Performance review sparks deletion, 110 offices knackered

A former employee of Citibank has been sentenced to 21 months in prison for crippling the bank's internal network.

Lennon Ray Brown was given the nearly two-year jail term – along with a $77,000 fine – by a Northern Texas District Court this week after he pleaded guilty to one count of intentional damage to a computer.

Brown, 38, admitted that on December 23, 2013, he issued commands to wipe the configuration files on 10 core routers within Citibank's internal network.

The resulting outage hit both network and phone access to 110 branches nationwide – about 90 per cent of all Citibank branch offices.

Brown had been working at Citibank's Irving, Texas, corporate office since 2012, first as a contractor and later as a staff employee, when he was called in by a manager and reprimanded for poor performance.

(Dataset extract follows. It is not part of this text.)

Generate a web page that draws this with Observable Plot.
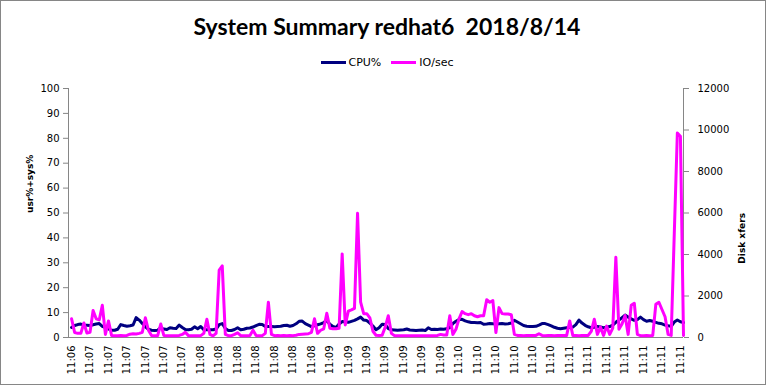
<!DOCTYPE html>
<html><head><meta charset="utf-8">
<script src="https://cdn.jsdelivr.net/npm/d3@7"></script>
<script src="https://cdn.jsdelivr.net/npm/@observablehq/plot@0.6"></script>
<style>
html,body{margin:0;padding:0;background:#fff;}
#chart{position:relative;width:766px;height:385px;overflow:hidden;background:#fff;}
#chart svg{position:absolute;left:0;top:0;}
#frame{position:absolute;left:0;top:0;width:766px;height:385px;box-sizing:border-box;border:1px solid #868686;pointer-events:none;}
#title{position:absolute;left:4px;width:766px;top:13px;text-align:center;font:700 23px Lato,"DejaVu Sans",sans-serif;line-height:26px;color:#000;white-space:pre;}
#legend{position:absolute;left:4px;width:766px;top:54px;height:16px;display:flex;justify-content:center;align-items:center;font:11px "DejaVu Sans",sans-serif;color:#000;}
.sw{display:inline-block;width:25px;height:3px;margin-right:3px;}
.item{display:flex;align-items:center;margin:0 5px;}
</style>
</head><body>
<div id="chart">
  <div id="title">System Summary redhat6  2018/8/14</div>
  <div id="legend"></div>
  <div id="frame"></div>
</div>
<script>
const seriesNames = ["CPU%", "IO/sec"];
const seriesColors = ["#000080", "#FF00FF"];
const yLeftLabel = "usr%+sys%";
const yRightLabel = "Disk xfers";
const tickLabels = ["11:06",
  "11:07","11:07","11:07","11:07","11:07","11:07",
  "11:08","11:08","11:08","11:08","11:08","11:08","11:08",
  "11:09","11:09","11:09","11:09","11:09","11:09","11:09",
  "11:10","11:10","11:10","11:10","11:10","11:10",
  "11:11","11:11","11:11","11:11","11:11","11:11","11:11"];
const labelStep = 6;
const cpuTicks = [0,10,20,30,40,50,60,70,80,90,100];
const ioTicks = [0,2000,4000,6000,8000,10000,12000];
const cpu = [
 4.0,4.8,5.2,5.4,5.0,4.9,4.8,5.1,5.4,5.6,
 4.5,4.0,3.5,2.9,2.9,3.3,5.2,4.8,4.5,4.7,
 5.0,8.0,7.0,5.6,4.3,3.3,2.9,2.8,2.9,3.9,
 3.4,3.2,3.9,3.7,3.6,5.0,4.0,3.2,3.1,3.3,
 4.3,3.5,4.4,3.1,3.1,3.1,3.1,3.4,5.2,5.6,
 3.6,2.8,2.8,3.2,3.9,3.1,3.3,3.7,3.8,4.2,
 4.8,5.3,5.2,4.4,4.4,4.4,4.3,4.4,4.5,4.8,
 4.9,4.5,4.8,5.5,6.5,6.6,5.6,5.0,4.4,4.7,
 5.1,5.5,6.0,6.8,5.3,4.4,4.0,5.4,6.4,6.3,
 6.1,6.5,6.9,7.5,8.2,7.0,6.8,5.8,4.6,3.1,
 3.9,5.3,5.2,3.6,3.1,3.0,2.9,3.0,3.1,3.4,
 3.0,2.9,2.8,2.9,3.0,2.8,3.9,3.2,3.3,3.2,
 3.4,3.3,3.5,4.0,5.6,6.5,7.2,7.3,6.7,6.3,
 6.0,6.0,5.9,6.0,5.3,5.4,5.6,5.5,5.4,5.5,
 5.6,5.4,5.5,5.8,6.9,6.2,5.5,4.8,4.5,4.4,
 4.4,4.5,5.0,5.6,5.6,5.2,4.7,4.1,3.7,3.5,
 3.7,3.9,4.0,4.2,5.2,7.0,5.8,4.9,4.3,3.9,
 4.1,4.4,4.2,3.9,4.1,4.4,5.0,6.1,7.0,8.0,
 9.0,8.2,7.5,6.9,7.2,8.2,7.2,6.5,6.8,6.5,
 6.1,5.7,5.5,5.0,4.7,4.5,6.2,7.0,6.3,6.0];
const io = [
 900,240,200,200,700,220,250,1300,900,850,
 1550,150,800,100,90,90,100,90,100,160,
 180,170,200,250,950,350,100,90,90,650,
 100,90,80,90,90,100,150,250,90,80,
 80,90,90,200,880,150,80,200,3250,3450,
 150,90,90,150,230,90,90,90,100,350,
 100,90,90,200,1700,150,90,100,90,100,
 90,100,90,110,150,160,170,180,250,900,
 200,350,420,1170,450,420,420,450,4030,600,
 1270,1330,1400,5990,1700,1150,1150,950,300,110,
 100,110,500,1050,200,90,80,80,90,80,
 80,90,80,80,90,80,80,90,80,100,
 150,120,120,1050,150,400,900,1250,1150,1100,
 1150,1050,1000,1050,1050,1820,1700,1780,240,1440,
 1150,1130,1130,1100,150,100,100,90,100,100,
 100,100,180,100,90,100,100,90,100,100,
 100,100,800,100,100,90,100,100,100,300,
 880,150,500,100,550,150,450,3870,400,650,
 1060,150,1550,1650,150,90,90,100,90,100,
 1600,1700,1350,1000,150,100,5000,9850,9700,100];

const cpuMax = cpuTicks[cpuTicks.length - 1];
const ioMax = ioTicks[ioTicks.length - 1];
const k = ioMax / cpuMax;
const axisColor = "#868686";
const xTicks = tickLabels.map((_, i) => i * labelStep);

const plot = Plot.plot({
  width: 766, height: 385,
  marginTop: 88, marginBottom: 48, marginLeft: 68, marginRight: 83,
  style: {fontFamily: "DejaVu Sans", fontSize: "10px", color: "#000", background: "transparent"},
  x: {domain: [-1, cpu.length - 1], axis: null},
  y: {domain: [0, cpuMax], axis: null},
  marks: [
    Plot.ruleX([-1, cpu.length - 1], {stroke: axisColor}),
    Plot.ruleY([0], {stroke: axisColor}),
    Plot.axisY(cpuTicks, {anchor: "left", tickSize: 5, tickPadding: 4, stroke: axisColor, fill: "#000", label: null}),
    Plot.axisY(ioTicks.map(v => v / k), {anchor: "right", tickSize: 5, tickPadding: 9, stroke: axisColor, fill: "#000", label: null,
      tickFormat: d => String(Math.round(d * k))}),
    Plot.axisX(xTicks, {anchor: "bottom", tickSize: 0, tickPadding: 8, tickRotate: -90, fill: "#000", label: null,
      tickFormat: d => tickLabels[Math.round(d / labelStep)]}),
    Plot.line(cpu, {x: (d, i) => i, y: d => d, stroke: seriesColors[0], strokeWidth: 3}),
    Plot.line(io, {x: (d, i) => i, y: d => d / k, stroke: seriesColors[1], strokeWidth: 3}),
    Plot.text([yLeftLabel], {frameAnchor: "left", dx: -38, rotate: -90, fontWeight: "bold", fontSize: 9, fill: "#000"}),
    Plot.text([yRightLabel], {frameAnchor: "right", dx: 59, rotate: -90, fontWeight: "bold", fontSize: 9, fill: "#000"})
  ]
});
const chart = document.getElementById("chart");
chart.insertBefore(plot, chart.firstChild);

const legend = document.getElementById("legend");
seriesNames.forEach((name, i) => {
  const item = document.createElement("div");
  item.className = "item";
  const sw = document.createElement("span");
  sw.className = "sw";
  sw.style.background = seriesColors[i];
  item.appendChild(sw);
  item.appendChild(document.createTextNode(name));
  legend.appendChild(item);
});
</script>
</body></html>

At that point, the US Department of Justice said, the rogue employee uploaded a series of commands to Citibank's Global Control Center routers, deleting the config files for nine of the routers and causing traffic to be re-routed through a set of backup routers. Court documents show that while there was not a complete outage, the re-routing led to "congestion" on the network and at the branch offices.

Brown said the following in a text message to a coworker shortly after the incident:

They was firing me. I just beat them to it. Nothing personal, the upper management need to see what they guys on the floor is capable of doing when they keep getting mistreated. I took one for the team.

Sorry if I made my peers look bad, but sometimes it take something like what I did to wake the upper management up.